SPIELBERG, Austria -- Although the Austrian Grand Prix will be another nailed-on one-stopper, there will be some strategy variation after Ferrari opted to qualify on the soft tyre in Q2 and Mercedes and Max Verstappen chose the medium. Under F1's regulations, drivers must start the race on whichever tyre they set their fastest time on in Q2, and so Charles Leclerc will start from pole position on the softs ahead of three drivers on mediums in second, third and fourth.
In theory starting on the medium tyre is the faster strategy by 6.2s, and offers greater flexibility over when to pit. However, by starting on the soft tyre, Lecerc is likely to have better traction off the line that should help him keep the lead on the run up to Turn 3. Given the straight-line speed advantage of the Ferrari over the Mercedes, this was probably the key to the team's strategy decision as it knew it could manage the race as long as it led at the end of the first lap.
The Ferrari was also kind to its tyres on Friday, so it's possible that starting on the soft is not as big a risk for them as it would be for other teams. Speaking on Saturday night, Mercedes boss Toto Wolff said starting on the soft would make a one-stop strategy marginal, but Ferrari insisted it wouldn't be a problem.
"I think Charles starting on the softs is a risky strategy because it is either a two-stop if things go bad tomorrow or you are being compromised towards the end of the first stint," Wolff said. "Red Bull and Mercedes on the medium are in a better place in terms of the strategies available to us."
According to Pirelli, the pit stop window for those starting on the soft is between lap 12 and 16, while the medium tyre runners can extend their first stint as far as lap 20.
Those extra four laps are the added flexibility Wolff was talking about, especially as the hot conditions in Austria could see Leclerc struggle if he tries to extend his pit window beyond lap 16. However, the hot conditions play to the strengths of an undercut strategy instead of an overcut as there will be fewer issues getting the hard tyres up to temperature once they are bolted on at the pit stop.
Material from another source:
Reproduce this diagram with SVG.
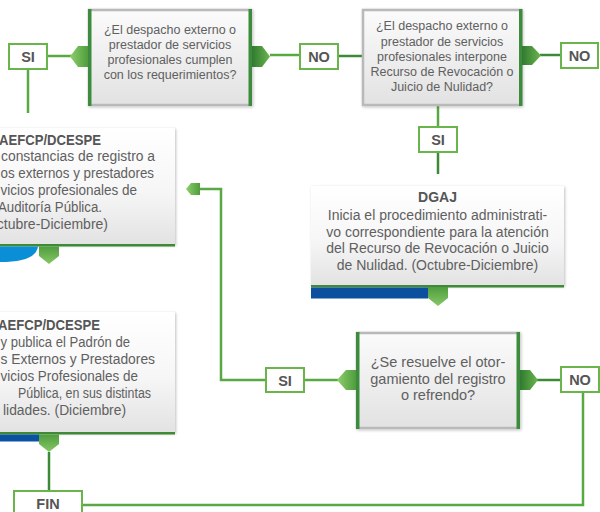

But instead of trying to gain an advantage around the pit stop itself, expect to see Mercedes and Verstappen go long in an attempt to have a tyre advantage towards the end of the race in case Leclerc's hard start to drop off in the closing stages.
Combined with Sebastian Vettel coming through the field on soft tyres from ninth on the grid, the Austrian Grand Prix promises to be an interesting race.